I'm pretty sure a lot of ponies would be kinda worried if she was.
She moves at super sonic speeds apparently and now eats meat
Oh dear god! Apex predator!!! (pun intended haha Chris Hansen will be knocking on her door)
Welp we're bucked!!!

I've read a story with a similar premise, at least the scoot-inviting-dash-to-the-movies bit, and sex, of course, but it's on google docs for some reason, dunno if it's here on fimfic or not, but if you'd like to read it:
I'll have to read this "Movie Night" story too when I get time, see if they are at all similar apart from what the description told me.

4822466 That story use to be on here a long time ago but its not anymore. Its one of my favorites and i was sad when it disappeared thank you so much for the link so I can finally read it again!

Dam rainbow dash sex for good grades lol I'd take that deal ha any ways my only complaint "she tasted like chicken and dash wanted more" I appreciated the joke but come on how would she no what chicken tastes like try something like.... Sweet oranges or sugar even just not chicken it punches a hole i the story and moment for those who catch it.


Meh, I've got some pretty high standards for clop. Like this one!

Or maybe I'm just into crazy. :pinkiecrazy:
The world may never know... :unsuresweetie:

Scootadash is my number 1 pairings. 10/10 have a magical clam

I facepalmed and thought"Oh please don't tell me it's going to go this route..." when I read this line:

“Hey will you do that to me please Dash?” The naive orange filly asked her favorite pegasus. “I want to know what it feels like to be kissed down there.”

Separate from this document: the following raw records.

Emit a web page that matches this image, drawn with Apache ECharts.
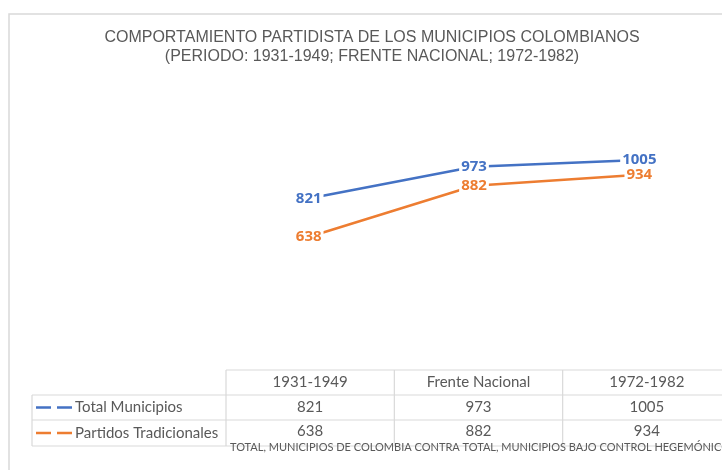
<!DOCTYPE html>
<html>
<head>
<meta charset="utf-8">
<script src="https://cdn.jsdelivr.net/npm/echarts@6/dist/echarts.min.js"></script>
<style>
  html, body { margin: 0; padding: 0; background: #fff; }
  #chart { width: 722px; height: 470px; }
</style>
</head>
<body>
<div id="chart"></div>
<script>
var categories = ['1931-1949', 'Frente Nacional', '1972-1982'];
var totalMunicipios = [821, 973, 1005];
var partidosTradicionales = [638, 882, 934];
var seriesNames = ['Total Municipios', 'Partidos Tradicionales'];
var seriesColors = ['#4472C4', '#ED7D31'];
var titleLines = ['COMPORTAMIENTO PARTIDISTA DE LOS MUNICIPIOS COLOMBIANOS', '(PERIODO: 1931-1949; FRENTE NACIONAL; 1972-1982)'];
var axisTitle = 'TOTAL, MUNICIPIOS DE COLOMBIA CONTRA TOTAL, MUNICIPIOS BAJO CONTROL HEGEMÓNICO';

var gridLeft = 226, gridTop = 119, gridWidth = 505, gridBottom = 371;
var colW = gridWidth / categories.length;
var rowY = [370, 395, 420, 446];
var border = '#d9d9d9';
var txt = '#595959';
var tableFont = 'Lato';

// data table drawn as graphics, text taken from the arrays above
var g = [];
g.push({ type: 'rect', shape: { x: 9, y: 14, width: 740, height: 480 }, style: { fill: 'none', stroke: border, lineWidth: 1.5 }, silent: true });
// horizontal lines
g.push({ type: 'line', shape: { x1: gridLeft, y1: rowY[0], x2: 731, y2: rowY[0] }, style: { stroke: border, lineWidth: 1.2 } });
for (var r = 1; r < rowY.length; r++) {
  g.push({ type: 'line', shape: { x1: 32, y1: rowY[r], x2: 731, y2: rowY[r] }, style: { stroke: border, lineWidth: 1.2 } });
}
// vertical lines
g.push({ type: 'line', shape: { x1: 32, y1: rowY[1], x2: 32, y2: rowY[3] }, style: { stroke: border, lineWidth: 1.2 } });
for (var c = 0; c <= categories.length; c++) {
  var x = gridLeft + c * colW;
  g.push({ type: 'line', shape: { x1: x, y1: rowY[0], x2: x, y2: rowY[3] }, style: { stroke: border, lineWidth: 1.2 } });
}
// header texts
categories.forEach(function (cat, i) {
  g.push({ type: 'text', x: gridLeft + (i + 0.5) * colW, y: (rowY[0] + rowY[1]) / 2,
    style: { text: cat, fill: txt, font: '15px ' + tableFont, align: 'center', verticalAlign: 'middle' } });
});
// value rows
[totalMunicipios, partidosTradicionales].forEach(function (vals, s) {
  var yc = (rowY[s + 1] + rowY[s + 2]) / 2;
  g.push({ type: 'line', shape: { x1: 36, y1: yc, x2: 73, y2: yc },
    style: { stroke: seriesColors[s], lineWidth: 2.5, lineDash: [15, 6] } });
  g.push({ type: 'text', x: 75, y: yc,
    style: { text: seriesNames[s], fill: txt, font: '15px ' + tableFont, align: 'left', verticalAlign: 'middle' } });
  vals.forEach(function (v, i) {
    g.push({ type: 'text', x: gridLeft + (i + 0.5) * colW, y: yc - (s === 1 ? 2 : 0),
      style: { text: String(v), fill: txt, font: '15px ' + tableFont, align: 'center', verticalAlign: 'middle' } });
  });
});
g.push({ type: 'text', x: 230, y: 447,
  style: { text: axisTitle, fill: txt, font: '11px ' + tableFont, align: 'left', verticalAlign: 'middle' } });

var chart = echarts.init(document.getElementById('chart'));
var option = {
  backgroundColor: '#fff',
  animation: false,
  title: {
    text: titleLines.join('\n'),
    left: 372,
    textAlign: 'center',
    top: 28,
    padding: 0,
    textStyle: { fontFamily: 'Liberation Sans', fontWeight: 'normal', fontSize: 16, color: txt, lineHeight: 19 }
  },
  grid: { left: gridLeft, top: gridTop, width: gridWidth, height: gridBottom - gridTop },
  xAxis: { type: 'category', data: categories, boundaryGap: true, show: false },
  yAxis: { type: 'value', min: 0, max: 1200, show: false },
  series: [totalMunicipios, partidosTradicionales].map(function (vals, s) {
    return {
      name: seriesNames[s],
      type: 'line',
      data: vals,
      showSymbol: true,
      symbolSize: 0,
      itemStyle: { color: seriesColors[s] },
      lineStyle: { color: seriesColors[s], width: 2.5 },
      label: {
        show: true,
        position: 'inside',
        color: seriesColors[s],
        fontFamily: 'Open Sans',
        fontWeight: 'bold',
        fontSize: 15,
        backgroundColor: '#fff',
        padding: [0, 2]
      }
    };
  }),
  graphic: g
};
chart.setOption(option);
</script>
</body>
</html>
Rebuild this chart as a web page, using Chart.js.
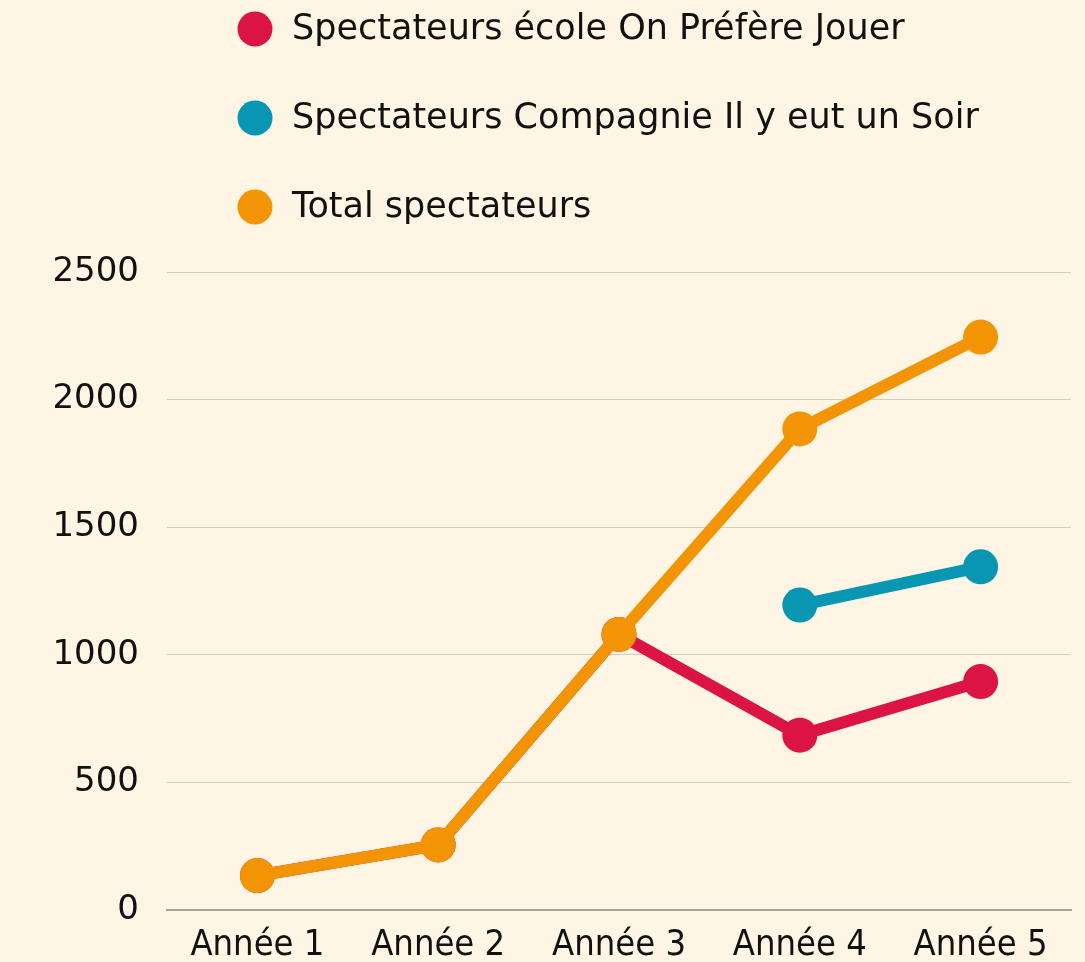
<!DOCTYPE html>
<html lang="fr">
<head>
<meta charset="utf-8">
<script src="https://cdn.jsdelivr.net/npm/chart.js@4"></script>
<style>
  html, body { margin: 0; padding: 0; background: #fef5e4; }
  #wrap { width: 1085px; height: 962px; }
</style>
</head>
<body>
<div id="wrap"><canvas id="chart1"></canvas></div>
<script>
// Données
const annees = ['Année 1', 'Année 2', 'Année 3', 'Année 4', 'Année 5'];
const ecole = [135, 255, 1080, 685, 895];
const compagnie = [null, null, null, 1195, 1345];
const total = [135, 255, 1080, 1885, 2245];
const yTicks = [0, 500, 1000, 1500, 2000, 2500];

const fontFamily = '"DejaVu Sans", sans-serif';
const fontCondensed = '"DejaVu Sans Condensed", "DejaVu Sans", sans-serif';

// legende verticale a gauche, dessinee au dessus du graphique
const legendeVerticale = {
    id: 'legendeVerticale',
    afterDraw(chart) {
        const ctx = chart.ctx;
        ctx.save();
        chart.data.datasets.forEach((ds, i) => {
            const y = 29 + i * 89;
            ctx.beginPath();
            ctx.arc(255, y, 17.5, 0, Math.PI * 2);
            ctx.fillStyle = ds.borderColor;
            ctx.fill();
            ctx.fillStyle = '#111';
            ctx.font = '35px ' + fontFamily;
            ctx.textBaseline = 'middle';
            ctx.textAlign = 'left';
            ctx.fillText(ds.label, 292, y + 1);
        });
        ctx.restore();
    }
};

function serie(label, data, color, order) {
    return {
        label: label,
        data: data,
        borderColor: color,
        backgroundColor: color,
        pointBackgroundColor: color,
        pointBorderWidth: 0,
        pointRadius: 17.5,
        pointHoverRadius: 17.5,
        borderWidth: 12,
        fill: false,
        tension: 0,
        spanGaps: false,
        order: order
    };
}

new Chart(document.getElementById('chart1'), {
    type: 'line',
    data: {
        labels: annees,
        datasets: [
            serie('Spectateurs école On Préfère Jouer', ecole, '#dc1446', 1),
            serie('Spectateurs Compagnie Il y eut un Soir', compagnie, '#0896b3', 2),
            serie('Total spectateurs', total, '#f39405', 0)
        ]
    },
    options: {
        responsive: true,
        maintainAspectRatio: false,
        animation: false,
        layout: {
            autoPadding: false,
            padding: { top: 272, right: 14, left: 0, bottom: 0 }
        },
        plugins: {
            legend: { display: false },
            tooltip: { enabled: false }
        },
        scales: {
            x: {
                offset: true,
                afterFit(scale) {
                    scale.height = 52;
                    scale.paddingRight = 0;
                    scale.paddingLeft = 0;
                },
                grid: { display: false, drawTicks: false },
                border: { display: true, color: '#a9a397', width: 2 },
                ticks: {
                    color: '#111',
                    font: { family: fontCondensed, size: 36 },
                    padding: 14,
                    maxRotation: 0,
                    autoSkip: false
                }
            },
            y: {
                min: 0,
                max: 2500,
                afterBuildTicks(scale) {
                    scale.ticks = yTicks.map(v => ({ value: v }));
                },
                afterFit(scale) { scale.width = 167; },
                grid: { color: '#d3ccbf', lineWidth: 1, drawTicks: false },
                border: { display: false },
                ticks: {
                    color: '#111',
                    font: { family: fontFamily, size: 34 },
                    padding: 28,
                    callback: v => String(v)
                }
            }
        }
    },
    plugins: [legendeVerticale]
});
</script>
</body>
</html>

To my disappointment, it did. I couldn't even bring myself to read the clop because of this.

3 things majorly wrong:

1. Dash was too easily convinced to go on with the act. It would take much more than a repeated question to get a just about ANY character to do such an act unless RD was a secret foal-fiddler but you didn't portray her as such plus the movie she grabbed was purely accidental according to the context. This further makes it less likely for her to be convinced so easily to do such a thing.

2. For a filly who was watching this type of content for the first time, she was way too forward. Curious questions are one thing, asking to be ate out more or less, so shortly after her curiosity question, is completely too forward. And given the amount of innocence you portrayed in Scootaloo's character, this makes it even less likely for her to ask such a question without something further coaxing the question out of her.

3.You barely made any dialogue between the two before the clop began. It felt as if you got impatient and went"BAH SCREW IT!" and half-assed the scene in order to jump strait to the clop.

Case and Point: You made the lead up COMPLETELY UNBELIEVABLE.

I've seen this style of writing in countless fanfics and it makes me facepalm each and every time.

Beyond that, everything before the clop scene gave great context to the story, despite it being somewhat short.

Hope this review helps you.:raritywink:

And there was me thinking the feature box got the absolute creme de la creme of all that FimFic has to offer!

Comment posted by aCB deleted Aug 9th, 2014

Since you enjoyed my short comment enough to delete it, I made an entire blog post concerning my comments on your amazing story.

You posted this in a public forum, so don't delete people's thoughts that they took the time to write down just because you don't like them.


4824754 Thank you.

4824767 Save your thoughts till after it's edited trust me it will be much better.

This gets a solid, "meh" from me. That's just kinda in the middle without going too far in either direction.

The story itself wasn't bad and there was decent plotting and pacing. I liked the dynamic between Rainbow Dash and Scootaloo. I liked the way that Pinkie Pie was so in tune with everything. And I liked the flow. Then there was the clop. How can I put this? It was pretty generic. Clop really isn't your thing although that's not to say you can't improve. You need to focus on the feelings more than the actual descriptions. When I was reading it, it felt more clinical than anything else. Not necessarily a bad thing so much as it just didn't feel right.